%%

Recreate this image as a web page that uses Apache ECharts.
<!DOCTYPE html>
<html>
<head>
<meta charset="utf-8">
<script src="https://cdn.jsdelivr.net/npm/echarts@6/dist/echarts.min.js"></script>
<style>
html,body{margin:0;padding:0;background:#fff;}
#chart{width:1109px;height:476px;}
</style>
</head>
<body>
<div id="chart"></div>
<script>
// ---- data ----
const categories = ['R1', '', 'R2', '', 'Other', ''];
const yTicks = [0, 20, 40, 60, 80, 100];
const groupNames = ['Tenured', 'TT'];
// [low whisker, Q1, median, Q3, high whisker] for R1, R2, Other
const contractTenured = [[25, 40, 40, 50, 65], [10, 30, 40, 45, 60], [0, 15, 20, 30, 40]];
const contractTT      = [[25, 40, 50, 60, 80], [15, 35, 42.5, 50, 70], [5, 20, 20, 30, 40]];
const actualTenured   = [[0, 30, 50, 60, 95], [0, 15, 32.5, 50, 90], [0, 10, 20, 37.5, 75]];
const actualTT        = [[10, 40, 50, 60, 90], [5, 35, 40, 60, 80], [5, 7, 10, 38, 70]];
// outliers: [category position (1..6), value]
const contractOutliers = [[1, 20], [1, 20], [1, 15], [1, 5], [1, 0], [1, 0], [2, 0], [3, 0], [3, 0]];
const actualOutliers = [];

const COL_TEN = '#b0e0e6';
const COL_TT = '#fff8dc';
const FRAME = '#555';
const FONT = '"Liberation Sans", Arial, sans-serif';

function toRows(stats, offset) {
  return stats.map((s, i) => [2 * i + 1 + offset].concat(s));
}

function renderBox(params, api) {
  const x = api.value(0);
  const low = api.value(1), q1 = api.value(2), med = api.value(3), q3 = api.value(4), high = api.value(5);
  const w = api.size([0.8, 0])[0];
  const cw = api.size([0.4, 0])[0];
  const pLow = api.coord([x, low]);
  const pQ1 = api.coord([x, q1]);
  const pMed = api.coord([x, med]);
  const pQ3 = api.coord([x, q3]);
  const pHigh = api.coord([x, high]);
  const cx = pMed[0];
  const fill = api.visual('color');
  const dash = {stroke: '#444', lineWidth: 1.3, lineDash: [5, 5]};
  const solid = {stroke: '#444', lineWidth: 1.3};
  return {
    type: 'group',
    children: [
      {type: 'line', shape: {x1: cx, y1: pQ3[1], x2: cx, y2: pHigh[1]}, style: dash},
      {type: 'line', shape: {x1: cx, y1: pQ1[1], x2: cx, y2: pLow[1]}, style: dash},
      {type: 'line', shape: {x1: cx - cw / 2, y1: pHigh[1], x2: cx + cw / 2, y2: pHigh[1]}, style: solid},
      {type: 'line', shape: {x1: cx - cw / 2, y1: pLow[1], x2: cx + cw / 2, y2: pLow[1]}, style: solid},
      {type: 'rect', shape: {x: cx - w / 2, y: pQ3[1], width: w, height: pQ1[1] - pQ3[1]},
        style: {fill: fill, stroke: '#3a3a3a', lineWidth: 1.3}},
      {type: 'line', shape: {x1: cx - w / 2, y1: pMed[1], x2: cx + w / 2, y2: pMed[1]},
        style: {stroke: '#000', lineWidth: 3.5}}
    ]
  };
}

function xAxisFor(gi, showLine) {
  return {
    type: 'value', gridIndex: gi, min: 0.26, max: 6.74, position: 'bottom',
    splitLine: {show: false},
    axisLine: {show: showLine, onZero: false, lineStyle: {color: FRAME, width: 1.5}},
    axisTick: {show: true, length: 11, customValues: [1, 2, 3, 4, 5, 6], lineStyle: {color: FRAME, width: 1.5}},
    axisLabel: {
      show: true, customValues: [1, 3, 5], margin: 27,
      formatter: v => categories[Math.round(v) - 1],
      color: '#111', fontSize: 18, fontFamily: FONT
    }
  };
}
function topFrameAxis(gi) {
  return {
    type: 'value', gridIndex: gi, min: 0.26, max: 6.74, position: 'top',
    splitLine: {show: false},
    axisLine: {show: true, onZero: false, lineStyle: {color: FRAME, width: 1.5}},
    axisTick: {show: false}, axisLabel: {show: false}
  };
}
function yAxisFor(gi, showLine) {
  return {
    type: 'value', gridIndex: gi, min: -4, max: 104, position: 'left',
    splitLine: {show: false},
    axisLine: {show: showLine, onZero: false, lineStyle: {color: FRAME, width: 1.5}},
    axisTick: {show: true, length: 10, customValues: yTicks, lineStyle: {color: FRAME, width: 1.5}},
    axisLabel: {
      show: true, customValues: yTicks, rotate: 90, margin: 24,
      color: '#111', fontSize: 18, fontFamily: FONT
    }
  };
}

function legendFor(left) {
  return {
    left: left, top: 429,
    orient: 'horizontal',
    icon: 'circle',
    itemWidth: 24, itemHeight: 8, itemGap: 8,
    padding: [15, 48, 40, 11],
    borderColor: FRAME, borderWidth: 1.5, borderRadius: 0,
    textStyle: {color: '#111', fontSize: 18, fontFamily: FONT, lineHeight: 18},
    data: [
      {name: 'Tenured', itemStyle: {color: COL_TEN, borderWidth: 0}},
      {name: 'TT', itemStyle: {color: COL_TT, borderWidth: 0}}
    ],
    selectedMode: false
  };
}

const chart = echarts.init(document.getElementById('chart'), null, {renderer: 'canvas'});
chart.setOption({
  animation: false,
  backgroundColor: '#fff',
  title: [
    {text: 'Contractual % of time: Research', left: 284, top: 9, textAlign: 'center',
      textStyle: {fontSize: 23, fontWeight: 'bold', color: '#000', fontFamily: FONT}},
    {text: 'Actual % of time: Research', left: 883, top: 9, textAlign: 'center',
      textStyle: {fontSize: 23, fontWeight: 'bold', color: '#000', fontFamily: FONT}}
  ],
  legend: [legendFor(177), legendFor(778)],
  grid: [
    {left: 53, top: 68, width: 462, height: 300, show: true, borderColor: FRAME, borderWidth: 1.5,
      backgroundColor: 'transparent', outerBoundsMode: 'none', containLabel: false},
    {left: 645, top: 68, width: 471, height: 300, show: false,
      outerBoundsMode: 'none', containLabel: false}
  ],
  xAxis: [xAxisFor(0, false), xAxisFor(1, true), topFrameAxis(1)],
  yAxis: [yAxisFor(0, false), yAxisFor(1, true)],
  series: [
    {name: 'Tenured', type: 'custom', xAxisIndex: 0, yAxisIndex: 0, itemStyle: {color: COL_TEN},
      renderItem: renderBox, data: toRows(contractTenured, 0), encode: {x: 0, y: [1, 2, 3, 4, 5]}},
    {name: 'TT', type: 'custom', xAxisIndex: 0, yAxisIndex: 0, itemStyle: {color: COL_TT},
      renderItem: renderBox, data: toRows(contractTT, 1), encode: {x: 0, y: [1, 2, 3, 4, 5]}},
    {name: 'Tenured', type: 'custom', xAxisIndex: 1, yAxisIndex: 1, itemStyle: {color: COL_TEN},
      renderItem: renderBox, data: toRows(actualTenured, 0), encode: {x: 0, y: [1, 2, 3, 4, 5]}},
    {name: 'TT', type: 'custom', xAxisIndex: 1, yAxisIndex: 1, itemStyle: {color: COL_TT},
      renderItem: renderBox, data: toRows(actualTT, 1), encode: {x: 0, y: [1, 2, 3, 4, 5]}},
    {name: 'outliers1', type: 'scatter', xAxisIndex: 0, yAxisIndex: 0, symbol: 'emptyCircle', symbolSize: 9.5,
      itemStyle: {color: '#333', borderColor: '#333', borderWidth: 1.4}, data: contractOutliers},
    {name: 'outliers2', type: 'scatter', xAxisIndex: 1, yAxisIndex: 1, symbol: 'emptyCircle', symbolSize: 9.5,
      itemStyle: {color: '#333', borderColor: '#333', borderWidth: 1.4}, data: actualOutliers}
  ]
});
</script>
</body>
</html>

%%

▶ Written instruction: Transcribe the material above word for word.

▶ Completed task:
Recreate this image as a web page that uses Apache ECharts.
<!DOCTYPE html>
<html>
<head>
<meta charset="utf-8">
<script src="https://cdn.jsdelivr.net/npm/echarts@6/dist/echarts.min.js"></script>
<style>
html,body{margin:0;padding:0;background:#fff;}
#chart{width:1109px;height:476px;}
</style>
</head>
<body>
<div id="chart"></div>
<script>
// ---- data ----
const categories = ['R1', '', 'R2', '', 'Other', ''];
const yTicks = [0, 20, 40, 60, 80, 100];
const groupNames = ['Tenured', 'TT'];
// [low whisker, Q1, median, Q3, high whisker] for R1, R2, Other
const contractTenured = [[25, 40, 40, 50, 65], [10, 30, 40, 45, 60], [0, 15, 20, 30, 40]];
const contractTT      = [[25, 40, 50, 60, 80], [15, 35, 42.5, 50, 70], [5, 20, 20, 30, 40]];
const actualTenured   = [[0, 30, 50, 60, 95], [0, 15, 32.5, 50, 90], [0, 10, 20, 37.5, 75]];
const actualTT        = [[10, 40, 50, 60, 90], [5, 35, 40, 60, 80], [5, 7, 10, 38, 70]];
// outliers: [category position (1..6), value]
const contractOutliers = [[1, 20], [1, 20], [1, 15], [1, 5], [1, 0], [1, 0], [2, 0], [3, 0], [3, 0]];
const actualOutliers = [];

const COL_TEN = '#b0e0e6';
const COL_TT = '#fff8dc';
const FRAME = '#555';
const FONT = '"Liberation Sans", Arial, sans-serif';

function toRows(stats, offset) {
  return stats.map((s, i) => [2 * i + 1 + offset].concat(s));
}

function renderBox(params, api) {
  const x = api.value(0);
  const low = api.value(1), q1 = api.value(2), med = api.value(3), q3 = api.value(4), high = api.value(5);
  const w = api.size([0.8, 0])[0];
  const cw = api.size([0.4, 0])[0];
  const pLow = api.coord([x, low]);
  const pQ1 = api.coord([x, q1]);
  const pMed = api.coord([x, med]);
  const pQ3 = api.coord([x, q3]);
  const pHigh = api.coord([x, high]);
  const cx = pMed[0];
  const fill = api.visual('color');
  const dash = {stroke: '#444', lineWidth: 1.3, lineDash: [5, 5]};
  const solid = {stroke: '#444', lineWidth: 1.3};
  return {
    type: 'group',
    children: [
      {type: 'line', shape: {x1: cx, y1: pQ3[1], x2: cx, y2: pHigh[1]}, style: dash},
      {type: 'line', shape: {x1: cx, y1: pQ1[1], x2: cx, y2: pLow[1]}, style: dash},
      {type: 'line', shape: {x1: cx - cw / 2, y1: pHigh[1], x2: cx + cw / 2, y2: pHigh[1]}, style: solid},
      {type: 'line', shape: {x1: cx - cw / 2, y1: pLow[1], x2: cx + cw / 2, y2: pLow[1]}, style: solid},
      {type: 'rect', shape: {x: cx - w / 2, y: pQ3[1], width: w, height: pQ1[1] - pQ3[1]},
        style: {fill: fill, stroke: '#3a3a3a', lineWidth: 1.3}},
      {type: 'line', shape: {x1: cx - w / 2, y1: pMed[1], x2: cx + w / 2, y2: pMed[1]},
        style: {stroke: '#000', lineWidth: 3.5}}
    ]
  };
}

function xAxisFor(gi, showLine) {
  return {
    type: 'value', gridIndex: gi, min: 0.26, max: 6.74, position: 'bottom',
    splitLine: {show: false},
    axisLine: {show: showLine, onZero: false, lineStyle: {color: FRAME, width: 1.5}},
    axisTick: {show: true, length: 11, customValues: [1, 2, 3, 4, 5, 6], lineStyle: {color: FRAME, width: 1.5}},
    axisLabel: {
      show: true, customValues: [1, 3, 5], margin: 27,
      formatter: v => categories[Math.round(v) - 1],
      color: '#111', fontSize: 18, fontFamily: FONT
    }
  };
}
function topFrameAxis(gi) {
  return {
    type: 'value', gridIndex: gi, min: 0.26, max: 6.74, position: 'top',
    splitLine: {show: false},
    axisLine: {show: true, onZero: false, lineStyle: {color: FRAME, width: 1.5}},
    axisTick: {show: false}, axisLabel: {show: false}
  };
}
function yAxisFor(gi, showLine) {
  return {
    type: 'value', gridIndex: gi, min: -4, max: 104, position: 'left',
    splitLine: {show: false},
    axisLine: {show: showLine, onZero: false, lineStyle: {color: FRAME, width: 1.5}},
    axisTick: {show: true, length: 10, customValues: yTicks, lineStyle: {color: FRAME, width: 1.5}},
    axisLabel: {
      show: true, customValues: yTicks, rotate: 90, margin: 24,
      color: '#111', fontSize: 18, fontFamily: FONT
    }
  };
}

function legendFor(left) {
  return {
    left: left, top: 429,
    orient: 'horizontal',
    icon: 'circle',
    itemWidth: 24, itemHeight: 8, itemGap: 8,
    padding: [15, 48, 40, 11],
    borderColor: FRAME, borderWidth: 1.5, borderRadius: 0,
    textStyle: {color: '#111', fontSize: 18, fontFamily: FONT, lineHeight: 18},
    data: [
      {name: 'Tenured', itemStyle: {color: COL_TEN, borderWidth: 0}},
      {name: 'TT', itemStyle: {color: COL_TT, borderWidth: 0}}
    ],
    selectedMode: false
  };
}

const chart = echarts.init(document.getElementById('chart'), null, {renderer: 'canvas'});
chart.setOption({
  animation: false,
  backgroundColor: '#fff',
  title: [
    {text: 'Contractual % of time: Research', left: 284, top: 9, textAlign: 'center',
      textStyle: {fontSize: 23, fontWeight: 'bold', color: '#000', fontFamily: FONT}},
    {text: 'Actual % of time: Research', left: 883, top: 9, textAlign: 'center',
      textStyle: {fontSize: 23, fontWeight: 'bold', color: '#000', fontFamily: FONT}}
  ],
  legend: [legendFor(177), legendFor(778)],
  grid: [
    {left: 53, top: 68, width: 462, height: 300, show: true, borderColor: FRAME, borderWidth: 1.5,
      backgroundColor: 'transparent', outerBoundsMode: 'none', containLabel: false},
    {left: 645, top: 68, width: 471, height: 300, show: false,
      outerBoundsMode: 'none', containLabel: false}
  ],
  xAxis: [xAxisFor(0, false), xAxisFor(1, true), topFrameAxis(1)],
  yAxis: [yAxisFor(0, false), yAxisFor(1, true)],
  series: [
    {name: 'Tenured', type: 'custom', xAxisIndex: 0, yAxisIndex: 0, itemStyle: {color: COL_TEN},
      renderItem: renderBox, data: toRows(contractTenured, 0), encode: {x: 0, y: [1, 2, 3, 4, 5]}},
    {name: 'TT', type: 'custom', xAxisIndex: 0, yAxisIndex: 0, itemStyle: {color: COL_TT},
      renderItem: renderBox, data: toRows(contractTT, 1), encode: {x: 0, y: [1, 2, 3, 4, 5]}},
    {name: 'Tenured', type: 'custom', xAxisIndex: 1, yAxisIndex: 1, itemStyle: {color: COL_TEN},
      renderItem: renderBox, data: toRows(actualTenured, 0), encode: {x: 0, y: [1, 2, 3, 4, 5]}},
    {name: 'TT', type: 'custom', xAxisIndex: 1, yAxisIndex: 1, itemStyle: {color: COL_TT},
      renderItem: renderBox, data: toRows(actualTT, 1), encode: {x: 0, y: [1, 2, 3, 4, 5]}},
    {name: 'outliers1', type: 'scatter', xAxisIndex: 0, yAxisIndex: 0, symbol: 'emptyCircle', symbolSize: 9.5,
      itemStyle: {color: '#333', borderColor: '#333', borderWidth: 1.4}, data: contractOutliers},
    {name: 'outliers2', type: 'scatter', xAxisIndex: 1, yAxisIndex: 1, symbol: 'emptyCircle', symbolSize: 9.5,
      itemStyle: {color: '#333', borderColor: '#333', borderWidth: 1.4}, data: actualOutliers}
  ]
});
</script>
</body>
</html>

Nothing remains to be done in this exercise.